TUMBA –
29/11/2024
En la foto
vemos la tumba de piedra de Felipe Pot, senescal de Borgoña del siglo XV.
Armado de pies a cabeza, con las manos puestas en actitud de oración, el
guerrero parece estar apenas descansando, a la espera de las claridades de la
resurrección. A sus pies, un perro símbolo de la fidelidad y de la vigilancia.
Inmersos en profundo dolor, ocho plañideros, cuatro a cada lado, llevando los
diversos blasones del difunto, lo cargan con veneración.
En este momento
impresionante, el hombre se muestra en varios de sus estados de alma, el
heroísmo, la piedad, la serenidad, la resignación y el dolor. El conjunto está
marcado por la fe. El guerrero parece estar preparado para presentarse ante
Dios cargado de glorias militares, pero suplicando con humildad y confianza el
perdón por sus faltas. Se tiene la impresión de que murió en paz, y hasta con
una noble complacencia: el Cielo le espera.
Al contrario,
los que quedan, lloran su partida. Las separaciones ocasionadas por la muerte
son una prueba dolorosa por la cual todos deben pasar después del pecado
original. Las figuras muestran pesar, pero no desesperación. A pesar de su
dolor, cargan llenas de conformidad y compostura el fardo pesado que tienen
sobre los hombros: es que la resignación cristiana comunica a las almas una
fuerza inquebrantable. En la foto, ninguna cruz, ninguna imagen se ve, sin
embargo, todo nos habla de religión.
En cambio, la
sepultura de Napoleón es una pesada caja de mármol, sólida, bien cerrada, tan
bien cerrada que tiene las características de lo definitivo. Tampoco tiene
ninguna cruz ni imagen y nada despierta en nuestra alma una impresión
religiosa. Nada hay que encamine el pensamiento hacia la idea de que una vida
futura está reservada al hombre mortal.
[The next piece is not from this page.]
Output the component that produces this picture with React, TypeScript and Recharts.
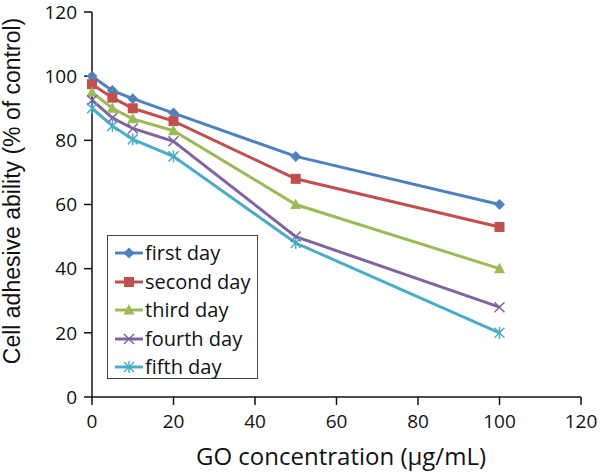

Bien trabajado, bien lapidado, con las
proporciones estudiadas por un geómetra seguro, el sepulcro tiene lo acabado,
lo irreprensible de un epílogo bien hecho. Hay en él cualquier cosa que le da
el aspecto perentorio de un punto final. Un punto final en que nada nos habla
de la eternidad, y todo representa la frialdad implacable de la muerte.
Era de fe, era
de laicismo. El contraste de los tiempos se marca bien en el contraste de las
sepulturas.
Es el caso de
recordar que el Código de Derecho Canónico de 1917 dice que los cuerpos de los
fieles han de ser enterrados, y la cremación está condenada. Si alguno ha
ordenado cremar su cuerpo, será ilícito ejecutar su deseo. Las personas que han
dejado instrucciones para la cremación de sus cuerpos quedan privadas de un
entierro eclesiástico, a menos que antes de morir hayan dado señales de
arrepentimiento.
La Instrucción
del Santo Oficio de 1926 dice de la cremación que es una práctica bárbara
contraria no sólo a los cristianos sino hasta al respeto natural tenido por los
cuerpos de los fallecidos y totalmente opuesta a la disciplina constante de la
Iglesia desde los primeros tiempos. Exhorta muy seriamente a los pastores del
rebaño de Cristo a que instruyan a la gente que les ha sido encomendada de que
los enemigos del cristianismo alaban y propagan la práctica de la incineración
con el propósito de borrar gradualmente la idea de la muerte y la esperanza en
la resurrección del cuerpo, allanando así el camino para el materialismo. Por
tanto, aunque se permita la cremación de los cuerpos en circunstancias
extraordinarias relacionadas con el bien común, pues no es mala en sí, es
evidente que adoptar o favorecer esta práctica regularmente es un acto impío y
escandaloso, y por eso, gravemente pecaminoso.